In 1962, Ohio State was given an invitation to the Rose Bowl. The invitation was turned down, with the university citing an undue amount of attention on the football team and a need to concentrate more on academics. It was the wrong decision, but today I kind of admire it because a) it isn't a decision that any school would ever make today, b) it took an incredible amount of guts and stubbornness on the part of Ohio State to make that call, and c) just because it was the wrong decision doesn't mean it wasn't made for the right reasons.
In college football this past year we have seen some horrible scandals: people covering up some horrific acts and incidents, all in the name of perpetuating the image of a sport that we tend to wrap up our identities in. I hope Ohio State never gets to that point, where we care more about football than what's right. There's too much good and fun to be had in enjoying Ohio State athletics and Ohio State the university to allow that to happen.
Whatever punishment that will come from the NCAA will pass, in time. We've got a great coach and a bright future, and root for a really cool school with a lot of terrific athletes in other sports who do awesome things. It's a wonderful life.
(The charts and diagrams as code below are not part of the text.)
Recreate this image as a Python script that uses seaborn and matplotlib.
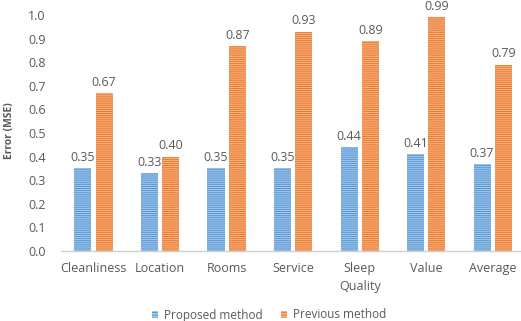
import matplotlib
matplotlib.use("Agg")
import matplotlib.pyplot as plt
from matplotlib.patches import Patch
import seaborn as sns
import pandas as pd

aspects = ["Cleanliness", "Location", "Rooms", "Service", "Sleep\nQuality", "Value", "Average"]
proposed = [0.35, 0.33, 0.35, 0.35, 0.44, 0.41, 0.37]
previous = [0.67, 0.40, 0.87, 0.93, 0.89, 0.99, 0.79]
methods = ["Proposed method", "Previous method"]
y_ticks = [0.0, 0.1, 0.2, 0.3, 0.4, 0.5, 0.6, 0.7, 0.8, 0.9, 1.0]

df = pd.DataFrame({
    "aspect": aspects * 2,
    "mse": proposed + previous,
    "method": [methods[0]] * len(aspects) + [methods[1]] * len(aspects),
})

sns.set_style("white")
plt.rcParams["font.family"] = ["Open Sans", "DejaVu Sans"]
plt.rcParams["hatch.linewidth"] = 0.8

text_col = "#595959"
face = {methods[0]: "#a9c9ec", methods[1]: "#f6b68a"}
stripe = {methods[0]: "#5b9bd5", methods[1]: "#ed7d31"}

fig = plt.figure(figsize=(5.21, 3.21), dpi=100)
ax = fig.add_axes([61 / 521, 70 / 321, 460 / 521, 236 / 321])

sns.barplot(data=df, x="aspect", y="mse", hue="method", hue_order=methods,
            palette=face, width=0.64, gap=0.2, ax=ax, legend=False,
            saturation=1)

for method, cont in zip(methods, ax.containers):
    for bar in cont:
        bar.set_hatch("--------")
        bar.set_edgecolor(stripe[method])
        bar.set_linewidth(0)
    ax.bar_label(cont, fmt="%.2f", padding=3, fontsize=9, color=text_col)

ax.set_ylim(0, 1.0)
ax.set_xlim(-0.49, 6.425)
ax.set_yticks(y_ticks)
ax.set_yticklabels([f"{t:.1f}" for t in y_ticks])
ax.tick_params(axis="both", length=0, labelsize=9, colors=text_col)
ax.tick_params(axis="y", pad=11)
ax.tick_params(axis="x", pad=8)
for lbl in ax.get_xticklabels():
    lbl.set_linespacing(1.45)
ax.set_xlabel("")
ax.set_ylabel("Error (MSE)", fontsize=7.5, fontweight="bold", color=text_col, labelpad=6)
ax.yaxis.set_label_coords(-0.1, 0.51)

for side in ["top", "right", "left"]:
    ax.spines[side].set_visible(False)
ax.spines["bottom"].set_color("#d0d0d0")
ax.spines["bottom"].set_linewidth(1.0)

handles = [Patch(facecolor=face[m], edgecolor=stripe[m], hatch="------", linewidth=0, label=m)
           for m in methods]
fig.legend(handles=handles, loc="center", bbox_to_anchor=(269 / 521, 1 - 315 / 321),
           ncol=2, frameon=False, fontsize=8.5, handlelength=0.5, handleheight=0.5,
           handletextpad=0.5, columnspacing=1.6, labelcolor=text_col,
           borderpad=0, borderaxespad=0)

fig.savefig("out.png", dpi=100)
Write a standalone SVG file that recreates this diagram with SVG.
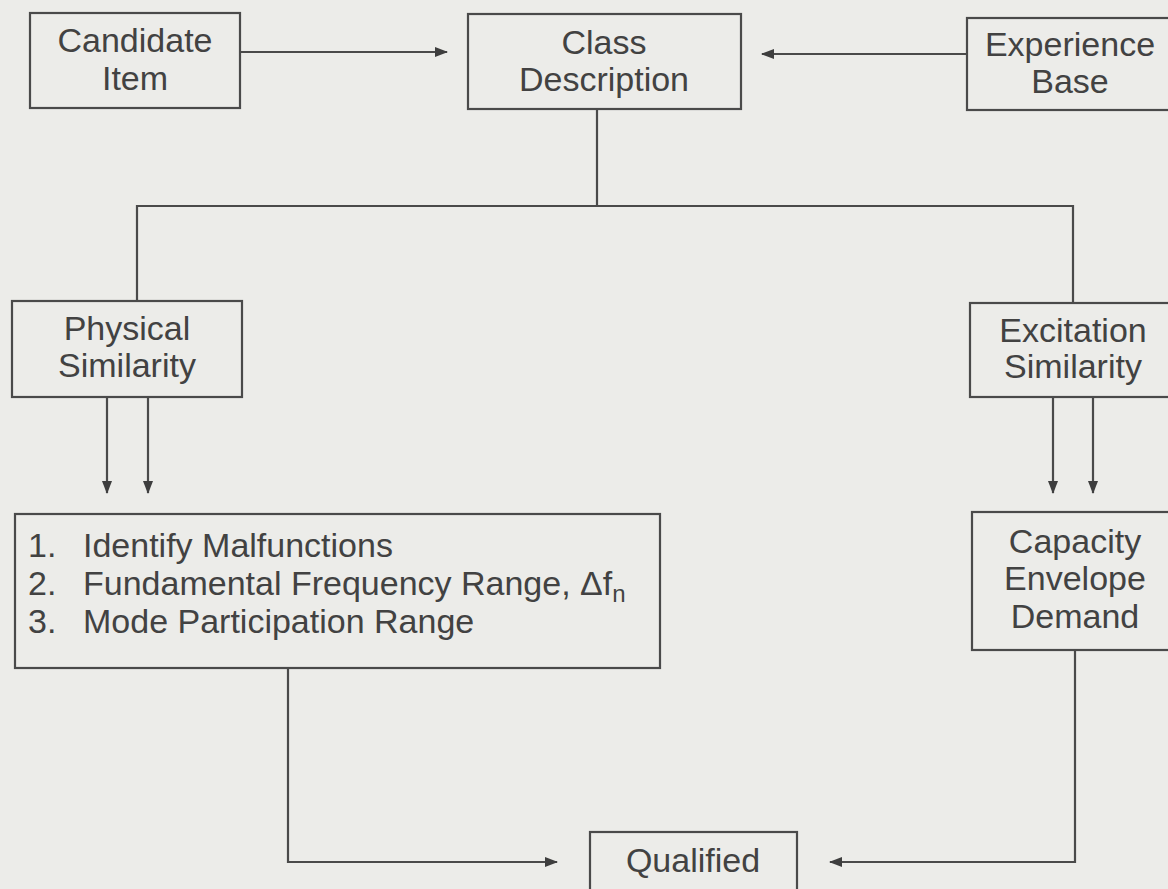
<svg xmlns="http://www.w3.org/2000/svg" width="1168" height="889" viewBox="0 0 1168 889">
<defs>
<style>
.box{fill:none;stroke:#4a4a4a;stroke-width:2.2}
.t{font-family:"Liberation Sans",Arial,sans-serif;font-size:34px;fill:#424242;text-anchor:middle}
.tl{font-family:"Liberation Sans",Arial,sans-serif;font-size:34px;fill:#424242}
.c{fill:none;stroke:#4a4a4a;stroke-width:2.2}
</style>
<marker id="ah" markerUnits="userSpaceOnUse" markerWidth="13" markerHeight="10" refX="12" refY="5" orient="auto">
<path d="M0,0 L13,5 L0,10 Z" fill="#3e3e3e"/>
</marker>
</defs>
<rect width="1168" height="889" fill="#ecece9"/>
<g id="connectors">
<line class="c" x1="240" y1="52" x2="447" y2="52" marker-end="url(#ah)"/>
<line class="c" x1="967" y1="54" x2="762" y2="54" marker-end="url(#ah)"/>
<polyline class="c" points="597,109 597,206"/>
<polyline class="c" points="137,301 137,206 1073,206 1073,303"/>
<line class="c" x1="107" y1="397" x2="107" y2="493" marker-end="url(#ah)"/>
<line class="c" x1="148" y1="397" x2="148" y2="493" marker-end="url(#ah)"/>
<line class="c" x1="1053" y1="397" x2="1053" y2="493" marker-end="url(#ah)"/>
<line class="c" x1="1093" y1="397" x2="1093" y2="493" marker-end="url(#ah)"/>
<polyline class="c" points="288,668 288,862 557,862" marker-end="url(#ah)"/>
<polyline class="c" points="1075,650 1075,862 830,862" marker-end="url(#ah)"/>
</g>
<g id="candidate-item">
<rect class="box" x="30" y="13" width="210" height="95"/>
<text class="t" x="135" y="52">Candidate</text>
<text class="t" x="135" y="90">Item</text>
</g>
<g id="class-description">
<rect class="box" x="468" y="14" width="273" height="95"/>
<text class="t" x="604" y="54">Class</text>
<text class="t" x="604" y="91">Description</text>
</g>
<g id="experience-base">
<rect class="box" x="967" y="18" width="210" height="92"/>
<text class="t" x="1070" y="56">Experience</text>
<text class="t" x="1070" y="93">Base</text>
</g>
<g id="physical-similarity">
<rect class="box" x="12" y="301" width="230" height="96"/>
<text class="t" x="127" y="340">Physical</text>
<text class="t" x="127" y="377">Similarity</text>
</g>
<g id="excitation-similarity">
<rect class="box" x="970" y="303" width="208" height="94"/>
<text class="t" x="1073" y="342">Excitation</text>
<text class="t" x="1073" y="378">Similarity</text>
</g>
<g id="physical-steps">
<rect class="box" x="15" y="514" width="645" height="154"/>
<text class="tl" x="28" y="557">1.</text>
<text class="tl" x="83" y="557">Identify Malfunctions</text>
<text class="tl" x="28" y="595">2.</text>
<text class="tl" x="83" y="595">Fundamental Frequency Range, Δf<tspan font-size="24" dy="7">n</tspan></text>
<text class="tl" x="28" y="633">3.</text>
<text class="tl" x="83" y="633">Mode Participation Range</text>
</g>
<g id="capacity-envelope-demand">
<rect class="box" x="972" y="512" width="206" height="138"/>
<text class="t" x="1075" y="553">Capacity</text>
<text class="t" x="1075" y="590">Envelope</text>
<text class="t" x="1075" y="628">Demand</text>
</g>
<g id="qualified">
<rect class="box" x="590" y="832" width="207" height="70"/>
<text class="t" x="693" y="872">Qualified</text>
</g>
</svg>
Brutus stood in front of the glass case, which contained awards and trophies for dozens of sports, stretching back decades. His large, expressive eyes welled up with with tears and dripped down the side of his huge felt head. "You're right, Woody. There's a lot to love here. There will always be a lot to love here. I get it now." The angel smiled and was surrounded by a bright light, and sprouted wings. "Goddamn finally" muttered Woody, as he ascended into Heaven.